Why Telling Our Story Helps
Therapy provides a chance to tell our story. To wrap words around our experiences so that we may begin to understand them. Our story may be tragic, it may be strange, it may be traumatic. But it is ours to own and ours to tell.
A well known defence in the face of difficult life experiences is denial – a mechanism used to defer the suffering that occurs when we encounter loss, betrayal, failure and humiliation. Though temporarily powerful in preventing us from feelings of overwhelm, in the long term, it only serves to divorce us from our sense of self, all the while preventing us from seeking the true remedy to life’s wounds – healing.

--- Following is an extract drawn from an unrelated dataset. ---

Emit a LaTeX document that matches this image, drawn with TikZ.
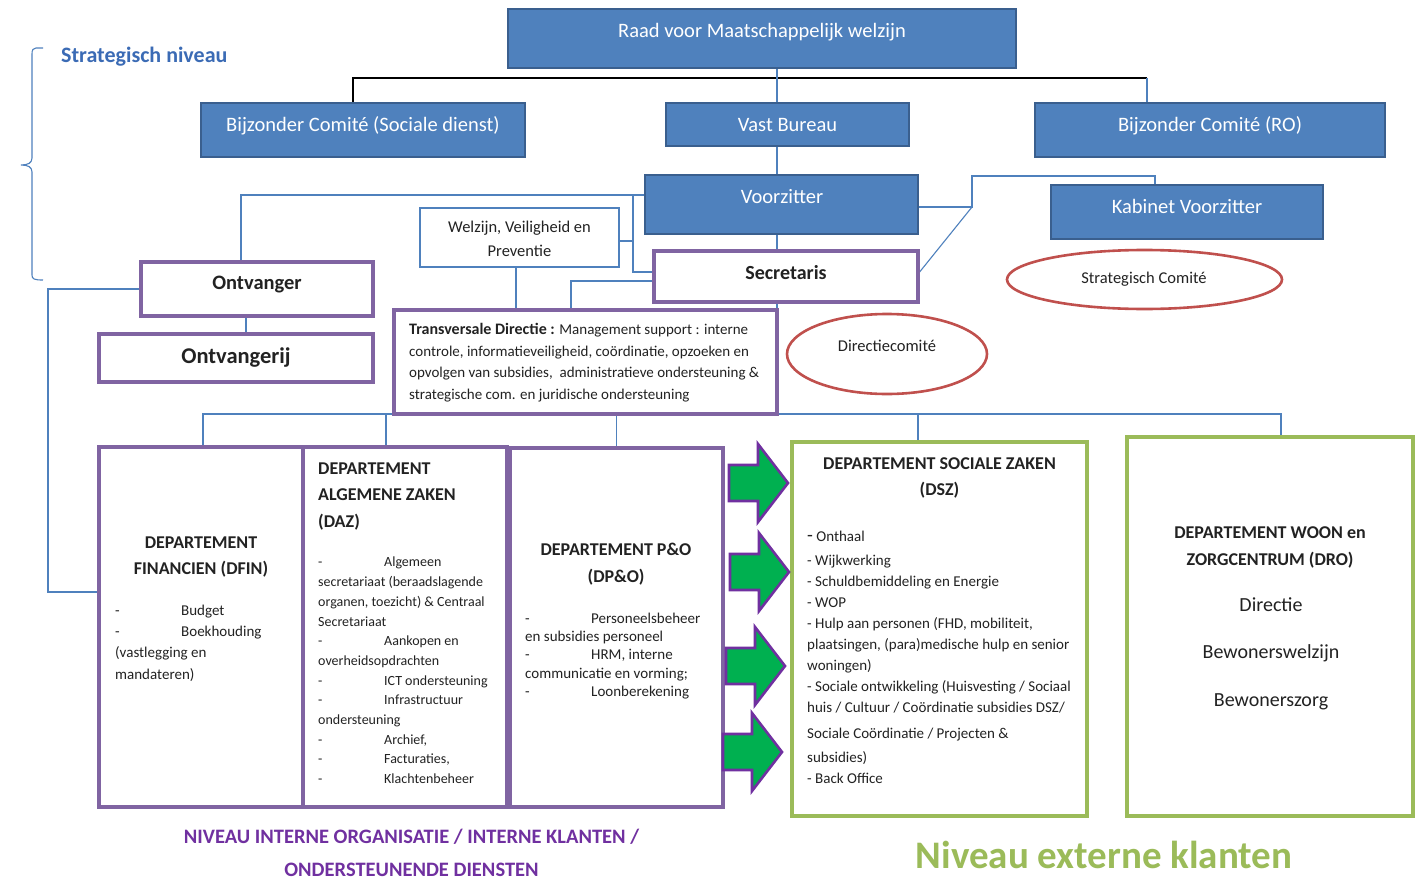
\documentclass[tikz,border=0pt]{standalone}
\usepackage{fontspec}
\setmainfont{Carlito}
\usetikzlibrary{shapes.geometric,backgrounds}
\definecolor{bfill}{HTML}{4F81BD}
\definecolor{bdraw}{HTML}{3A5F8E}
\definecolor{cblue}{HTML}{4F81BD}
\definecolor{purp}{HTML}{8064A2}
\definecolor{grn}{HTML}{9BBB59}
\definecolor{redc}{HTML}{C0504D}
\definecolor{arrg}{HTML}{00B050}
\definecolor{arrp}{HTML}{7030A0}
\definecolor{txtc}{HTML}{222222}
\definecolor{titleblue}{HTML}{3B6BB5}
\newcommand\mkbox[6]{\node[#1, inner sep=0pt, minimum width={#4-#2}, minimum height={#5-#3}] (#6) at ({(#2+#4)/2},{(#3+#5)/2}) {};}
\newcommand\garrow[2]{\draw[garr] (#1,{#2-18}) -- ({#1+29},{#2-18}) -- ({#1+29},{#2-39}) -- ({#1+59},#2) -- ({#1+29},{#2+39}) -- ({#1+29},{#2+18}) -- (#1,{#2+18}) -- cycle;}
\newcommand\dsh{\makebox[66pt][l]{-}}
\begin{document}
\begin{tikzpicture}[x=1pt,y=-1pt,
 blubox/.style={draw=bdraw, fill=bfill, line width=2.6pt},
 pbox/.style={draw=purp, fill=white, line width=3.2pt},
 gbox/.style={draw=grn, fill=white, line width=3.2pt},
 wbox/.style={draw=cblue, fill=white, line width=2.6pt},
 ell/.style={ellipse, draw=redc, line width=2.6pt, fill=white, inner sep=0pt},
 conn/.style={draw=cblue, line width=1.1pt},
 blk/.style={draw=black, line width=1.1pt},
 wt/.style={text=white, inner sep=0pt, font=\fontsize{20.5}{24}\selectfont, anchor=base},
 tx/.style={text=txtc, inner sep=0pt},
 garr/.style={fill=arrg, draw=arrp, line width=2.6pt, line join=miter},
]
\useasboundingbox (0,0) rectangle (1415,880);

% boxes
\mkbox{blubox}{508}{9}{1016}{68}{raad}
\mkbox{blubox}{201}{103}{525}{157}{bcsd}
\mkbox{blubox}{666}{103}{909}{146}{vast}
\mkbox{blubox}{1035}{103}{1385}{157}{bcro}
\mkbox{blubox}{645}{175}{918}{234}{voor}
\mkbox{blubox}{1051}{185}{1323}{239}{kab}
\mkbox{wbox}{420}{208}{619}{267}{welz}
\mkbox{pbox}{654}{251}{918}{302}{secr}
\mkbox{pbox}{141}{262}{373}{316}{ontv}
\mkbox{pbox}{99}{334}{373}{382}{ontr}
\mkbox{pbox}{394}{310}{777}{414}{trans}
\mkbox{pbox}{99}{447}{303}{807}{dfin}
\mkbox{pbox}{303}{447}{507}{807}{daz}
\mkbox{pbox}{510}{448}{723}{807}{dpo}
\mkbox{gbox}{792}{442}{1087}{816}{dsz}
\mkbox{gbox}{1127}{437}{1413}{816}{dro}
\node[ell, minimum width=275, minimum height=59] (sc) at (1144.5,279.5) {};
\node[ell, minimum width=200, minimum height=80] (dc) at (887,354) {};

% connectors
\coordinate (tr) at (1147,78);
\coordinate (sp) at (777,0);
\coordinate (j1) at (633,195);
\coordinate (tdx) at (571,0);
\coordinate (kb1) at (972,176);
\coordinate (lp) at (48,592);
\coordinate (busR) at (1281,414);
\begin{pgfonlayer}{background}
\fill[white] (0,0) rectangle (1415,880);
\draw[blk] ([xshift=-10pt]bcsd.north) |- (tr);
\draw[conn] (tr) -- (tr |- bcro.north);
\draw[conn] (raad.south -| sp) -- (vast.north -| sp);
\draw[conn] (vast.south -| sp) -- (voor.north -| sp);
\draw[conn] (voor.south -| sp) -- (secr.north -| sp);
\draw[conn] (secr.south -| sp) -- (trans.north -| sp);
\draw[conn] ([yshift=9.5pt]voor.west) -| ([xshift=-16pt]ontv.north);
\draw[conn] (j1) |- ([yshift=4.5pt]secr.west);
\draw[conn] ([yshift=-3.5pt]welz.east) -- ([yshift=-3.5pt]welz.east -| j1);
\draw[conn] ([xshift=-3.5pt]welz.south) -- ([xshift=-3.5pt]welz.south |- trans.north);
\draw[conn] ([yshift=-4.5pt]secr.west) -| (trans.north -| tdx);
\draw[conn] ([yshift=-2.5pt]voor.east) -| (kb1) -| ([xshift=-32pt]kab.north);
\draw[conn] ([yshift=4.5pt]secr.east) -- ([yshift=-2.5pt]voor.east -| kb1);
\draw[conn] ([xshift=-11pt]ontv.south) -- ([xshift=-11pt]ontv.south |- ontr.north);
\draw[conn] (ontv.west) -| (lp) -- (lp -| dfin.west);
\draw[conn] ([xshift=2pt]dfin.north) |- (busR) -- (busR |- dro.north);
\draw[conn] ([xshift=-19pt]daz.north) -- ([xshift=-19pt]daz.north |- busR);
\draw[conn] (dpo.north) -- (dpo.north |- trans.south);
\draw[conn] ([xshift=-21.5pt]dsz.north) -- ([xshift=-21.5pt]dsz.north |- busR);
\end{pgfonlayer}

% bracket
\draw[cblue, line width=1.1pt] (43,48) -- (36,48) .. controls (33,48) and (32,50) .. (32,54) -- (32,158) .. controls (32,163) and (28,165) .. (21,165) .. controls (28,165) and (32,167) .. (32,172) -- (32,275) .. controls (32,279) and (34,280) .. (43,280);

% arrows
\garrow{729}{483}
\garrow{730}{572}
\garrow{726}{666}
\garrow{723}{752}

% texts
\node[wt] (raadt) at (762,37.6) {Raad voor Maatschappelijk welzijn};
\node[wt] (bcsdt) at (363,131.6) {Bijzonder Comité (Sociale dienst)};
\node[wt] (vastt) at (787.5,131.6) {Vast Bureau};
\node[wt] (bcrot) at (1210,131.6) {Bijzonder Comité (RO)};
\node[wt] (voort) at (782,203.6) {Voorzitter};
\node[wt] (kabt) at (1187,213.6) {Kabinet Voorzitter};
\node[tx, anchor=north, align=center, font=\fontsize{16.5}{24}\selectfont] (welzt) at (519.5,221) {Welzijn, Veiligheid en\\Preventie};
\node[tx, anchor=base, font=\bfseries\fontsize{20}{24}\selectfont] (secrt) at (786,279.4) {Secretaris};
\node[tx, anchor=base, font=\bfseries\fontsize{20.5}{24}\selectfont] (ontvt) at (257,289.5) {Ontvanger};
\node[tx, anchor=base, font=\bfseries\fontsize{22.5}{26}\selectfont] (ontrt) at (236,363) {Ontvangerij};
\node[anchor=base west, inner sep=0pt, text=titleblue, font=\bfseries\fontsize{22}{26}\selectfont] (strat) at (61,62.5) {Strategisch niveau};
\node[tx, anchor=base, font=\fontsize{16.5}{20}\selectfont] (sct) at (1144,283.2) {Strategisch Comité};
\node[tx, anchor=base, font=\fontsize{16.5}{20}\selectfont] (dct) at (887,351.2) {Directiecomité};

\node[tx, anchor=north west, align=left, font=\fontsize{15}{21.4}\selectfont] (transt) at (409,323.5) {{\fontsize{16}{21.4}\selectfont\textbf{Transversale Directie :}} Management support : interne\\controle, informatieveiligheid, coördinatie, opzoeken en\\opvolgen van subsidies,\ \ administratieve ondersteuning \&\\strategische com. en juridische ondersteuning};

\node[tx, anchor=north, align=center, font=\bfseries\fontsize{18}{26}\selectfont] (dfint) at (201,536.3) {DEPARTEMENT\\FINANCIEN (DFIN)};
\node[tx, anchor=north west, align=left, font=\fontsize{15}{21.3}\selectfont] (dfinl) at (115,604.5) {\dsh Budget\\\dsh Boekhouding\\(vastlegging en\\mandateren)};

\node[tx, anchor=north west, align=left, font=\bfseries\fontsize{18}{26.5}\selectfont] (dazt) at (318,462.3) {DEPARTEMENT\\ALGEMENE ZAKEN\\(DAZ)};
\node[tx, anchor=north west, align=left, font=\fontsize{14}{19.7}\selectfont] (dazl) at (318,557) {\dsh Algemeen\\secretariaat (beraadslagende\\organen, toezicht) \& Centraal\\Secretariaat\\\dsh Aankopen en\\overheidsopdrachten\\\dsh ICT ondersteuning\\\dsh Infrastructuur\\ondersteuning\\\dsh Archief,\\\dsh Facturaties,\\\dsh Klachtenbeheer};

\node[tx, anchor=north, align=center, font=\bfseries\fontsize{18}{27}\selectfont] (dpot) at (616,543.3) {DEPARTEMENT P\&O\\(DP\&O)};
\node[tx, anchor=north west, align=left, font=\fontsize{15}{18.3}\selectfont] (dpol) at (525,612.5) {\dsh Personeelsbeheer\\en subsidies personeel\\\dsh HRM, interne\\communicatie en vorming;\\\dsh Loonberekening};

\node[tx, anchor=north, align=center, font=\bfseries\fontsize{18}{26}\selectfont] (dszt) at (939.5,457.3) {DEPARTEMENT SOCIALE ZAKEN\\(DSZ)};
\node[tx, anchor=north west, align=left, font=\fontsize{15}{21}\selectfont] (dszl) at (807,530.5) {{\fontsize{19}{21}\selectfont -} Onthaal\\[3pt]- Wijkwerking\\- Schuldbemiddeling en Energie\\- WOP\\- Hulp aan personen (FHD, mobiliteit,\\plaatsingen, (para)medische hulp en senior\\woningen)\\- Sociale ontwikkeling (Huisvesting / Sociaal\\huis / Cultuur / Coördinatie subsidies DSZ/\\[5pt]Sociale Coördinatie / Projecten \&\\[3pt]subsidies)\\- Back Office};

\node[tx, anchor=north, align=center, font=\bfseries\fontsize{18}{27}\selectfont] (drot) at (1270,526.3) {DEPARTEMENT WOON en\\ZORGCENTRUM (DRO)};
\node[tx, anchor=base, font=\fontsize{20}{24}\selectfont] (dro1) at (1271,611.3) {Directie};
\node[tx, anchor=base, font=\fontsize{20}{24}\selectfont] (dro2) at (1271,658.3) {Bewonerswelzijn};
\node[tx, anchor=base, font=\fontsize{20}{24}\selectfont] (dro3) at (1271,706.3) {Bewonerszorg};

\node[anchor=north, align=center, inner sep=0pt, text=arrp, font=\bfseries\fontsize{20.5}{33}\selectfont] (intern) at (411.5,828.5) {NIVEAU INTERNE ORGANISATIE / INTERNE KLANTEN /\\ONDERSTEUNENDE DIENSTEN};
\node[anchor=base, inner sep=0pt, text=grn, font=\bfseries\fontsize{39}{44}\selectfont] (extern) at (1104,868) {Niveau externe klanten};
\end{tikzpicture}
\end{document}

Engaging in talking therapy is an act of acceptance. It requires a surrender to that which we wish never happened, but did. It cannot ‘undo’ and those who enter therapy in an attempt to erase their stories will not heal. Indeed it is by embracing the story we have to tell that we can separate ourselves from it. Here we find great release as we begin to enjoy some distance from the experiences we assumed defined us.
From this more objective vantage point, we can adopt a new strategy, whereby we begin to treat ourselves with the kindness and compassion we would quite naturally show to a loved one or even a complete stranger should they be brave enough to tell us their stories.
Therapy involves a translating of visceral experience in to an ordered narrative, in turn facilitating the healing process and allowing us to move past our past to engage with the very precious present moment and all it may have to offer us.